Write every entry out again exactly, please, and skip the pictures.

__________________________________________________

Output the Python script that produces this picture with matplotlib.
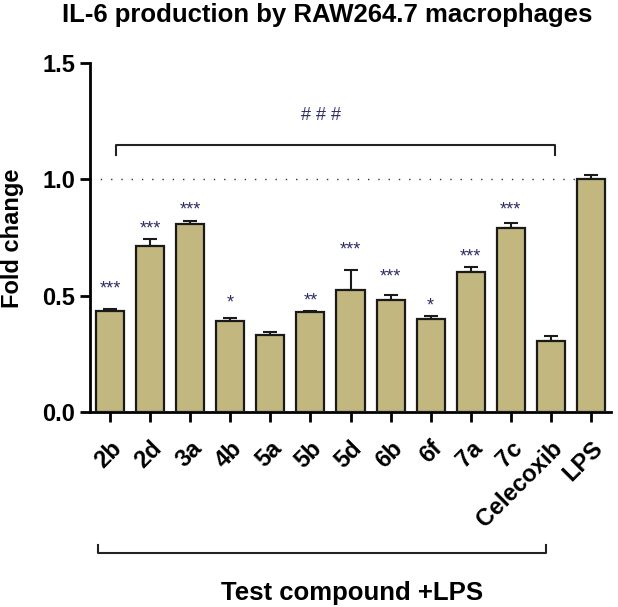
import numpy as np
import matplotlib.pyplot as plt

plt.rcParams['font.family'] = ['Liberation Sans', 'DejaVu Sans']
plt.rcParams['font.weight'] = 'bold'

# data
labels = ['2b', '2d', '3a', '4b', '5a', '5b', '5d', '6b', '6f', '7a', '7c', 'Celecoxib', 'LPS']
fold = [0.435, 0.714, 0.807, 0.390, 0.329, 0.428, 0.526, 0.480, 0.397, 0.600, 0.790, 0.306, 1.003]
err = [0.006, 0.029, 0.013, 0.014, 0.013, 0.005, 0.086, 0.021, 0.016, 0.022, 0.024, 0.022, 0.014]
stars = ['***', '***', '***', '*', '', '**', '***', '***', '*', '***', '***', '', '']
star_y = [0.54, 0.80, 0.88, 0.48, 0, 0.49, 0.71, 0.59, 0.465, 0.68, 0.88, 0, 0]

bar_col = '#c2b77e'
x = np.arange(len(labels))

fig = plt.figure(figsize=(6.18, 6.07), dpi=100)
ax = fig.add_axes([90/618, 1-411.7/607, (611-90)/618, (411.7-63.3)/607])

ax.bar(x, fold, width=0.7, color=bar_col, edgecolor='#1a1a1a', linewidth=1.6, zorder=3)
ax.errorbar(x, fold, yerr=[np.zeros(len(err)), err], fmt='none', ecolor='#1a1a1a',
            elinewidth=1.5, capsize=5, capthick=1.5, zorder=2)

for xi, s, sy in zip(x, stars, star_y):
    if s:
        ax.text(xi, sy - 0.012, s, ha='center', va='center', fontsize=13, fontweight='normal', color='#2e2e66')

ax.axhline(1.0, color='#333333', lw=1.0, ls=(0, (1, 6.4)), zorder=1)

# bracket over test compounds
ax.plot([0.14, 0.14, 11.11, 11.11], [1.105, 1.147, 1.147, 1.105], color='#222222', lw=1.5, clip_on=False)
ax.text(5.26, 1.277, '# # #', ha='center', va='center', fontsize=13, fontweight='normal', color='#2e2e66')

# bracket below axis
ax.plot([-0.29, -0.29, 10.87, 10.87], [-0.574, -0.608, -0.608, -0.574], color='#222222', lw=1.5, clip_on=False)

ax.set_xlim(-0.5, 12.5)
ax.set_ylim(0, 1.5)
ax.set_yticks([0.0, 0.5, 1.0, 1.5])
ax.set_yticklabels(['0.0', '0.5', '1.0', '1.5'])
ax.set_xticks(x)
ax.set_xticklabels(labels, rotation=45, ha='right', rotation_mode='anchor')
ax.tick_params(axis='both', width=2, length=7, labelsize=17)
ax.tick_params(axis='x', labelsize=17, pad=11)
for sp in ['top', 'right']:
    ax.spines[sp].set_visible(False)
for sp in ['left', 'bottom']:
    ax.spines[sp].set_linewidth(2)

fig.text(327/618, 1-21.7/607, 'IL-6 production by RAW264.7 macrophages', ha='center', va='baseline', fontsize=18.5)
fig.text(13/618, 1-238/607, 'Fold change', ha='center', va='center', rotation=90, fontsize=17)
fig.text(352/618, 1-600/607, 'Test compound +LPS', ha='center', va='baseline', fontsize=18.5)

fig.savefig('out.png', dpi=100)
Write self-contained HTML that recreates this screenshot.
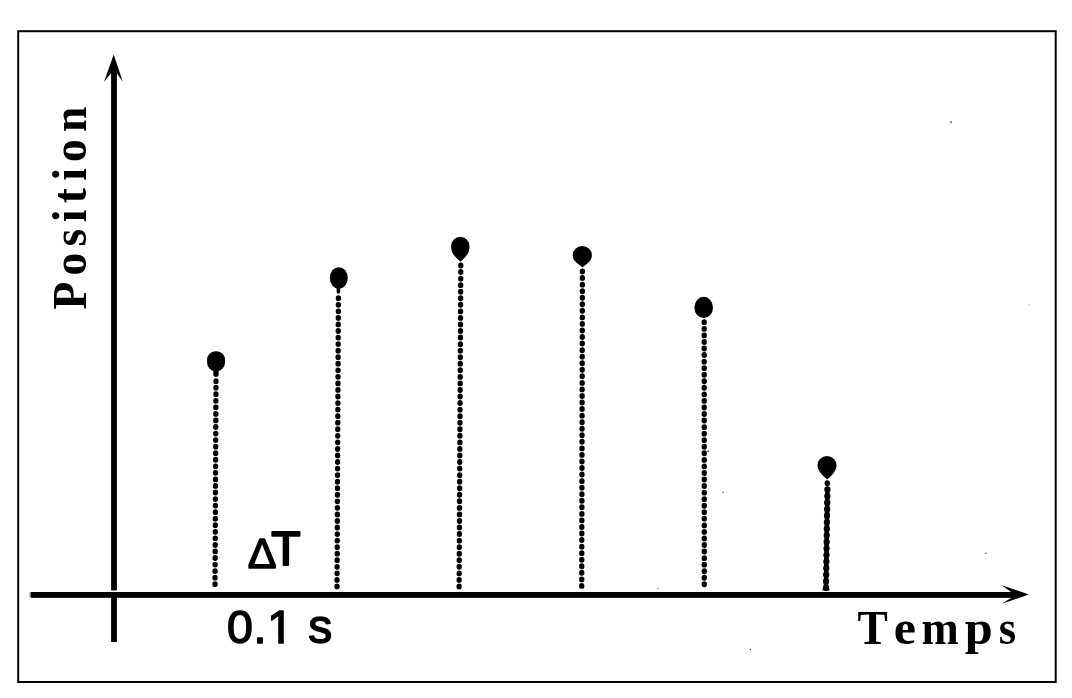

__________________________________________________

RESULT OF THE EXERCISE>
Output the Python script that produces this picture with matplotlib.
import numpy as np
import matplotlib.pyplot as plt

plt.rcParams['font.family'] = ['Liberation Sans', 'DejaVu Sans']
plt.rcParams['font.weight'] = 'bold'

# data
labels = ['2b', '2d', '3a', '4b', '5a', '5b', '5d', '6b', '6f', '7a', '7c', 'Celecoxib', 'LPS']
fold = [0.435, 0.714, 0.807, 0.390, 0.329, 0.428, 0.526, 0.480, 0.397, 0.600, 0.790, 0.306, 1.003]
err = [0.006, 0.029, 0.013, 0.014, 0.013, 0.005, 0.086, 0.021, 0.016, 0.022, 0.024, 0.022, 0.014]
stars = ['***', '***', '***', '*', '', '**', '***', '***', '*', '***', '***', '', '']
star_y = [0.54, 0.80, 0.88, 0.48, 0, 0.49, 0.71, 0.59, 0.465, 0.68, 0.88, 0, 0]

bar_col = '#c2b77e'
x = np.arange(len(labels))

fig = plt.figure(figsize=(6.18, 6.07), dpi=100)
ax = fig.add_axes([90/618, 1-411.7/607, (611-90)/618, (411.7-63.3)/607])

ax.bar(x, fold, width=0.7, color=bar_col, edgecolor='#1a1a1a', linewidth=1.6, zorder=3)
ax.errorbar(x, fold, yerr=[np.zeros(len(err)), err], fmt='none', ecolor='#1a1a1a',
            elinewidth=1.5, capsize=5, capthick=1.5, zorder=2)

for xi, s, sy in zip(x, stars, star_y):
    if s:
        ax.text(xi, sy - 0.012, s, ha='center', va='center', fontsize=13, fontweight='normal', color='#2e2e66')

ax.axhline(1.0, color='#333333', lw=1.0, ls=(0, (1, 6.4)), zorder=1)

# bracket over test compounds
ax.plot([0.14, 0.14, 11.11, 11.11], [1.105, 1.147, 1.147, 1.105], color='#222222', lw=1.5, clip_on=False)
ax.text(5.26, 1.277, '# # #', ha='center', va='center', fontsize=13, fontweight='normal', color='#2e2e66')

# bracket below axis
ax.plot([-0.29, -0.29, 10.87, 10.87], [-0.574, -0.608, -0.608, -0.574], color='#222222', lw=1.5, clip_on=False)

ax.set_xlim(-0.5, 12.5)
ax.set_ylim(0, 1.5)
ax.set_yticks([0.0, 0.5, 1.0, 1.5])
ax.set_yticklabels(['0.0', '0.5', '1.0', '1.5'])
ax.set_xticks(x)
ax.set_xticklabels(labels, rotation=45, ha='right', rotation_mode='anchor')
ax.tick_params(axis='both', width=2, length=7, labelsize=17)
ax.tick_params(axis='x', labelsize=17, pad=11)
for sp in ['top', 'right']:
    ax.spines[sp].set_visible(False)
for sp in ['left', 'bottom']:
    ax.spines[sp].set_linewidth(2)

fig.text(327/618, 1-21.7/607, 'IL-6 production by RAW264.7 macrophages', ha='center', va='baseline', fontsize=18.5)
fig.text(13/618, 1-238/607, 'Fold change', ha='center', va='center', rotation=90, fontsize=17)
fig.text(352/618, 1-600/607, 'Test compound +LPS', ha='center', va='baseline', fontsize=18.5)

fig.savefig('out.png', dpi=100)
Write self-contained HTML that recreates this screenshot.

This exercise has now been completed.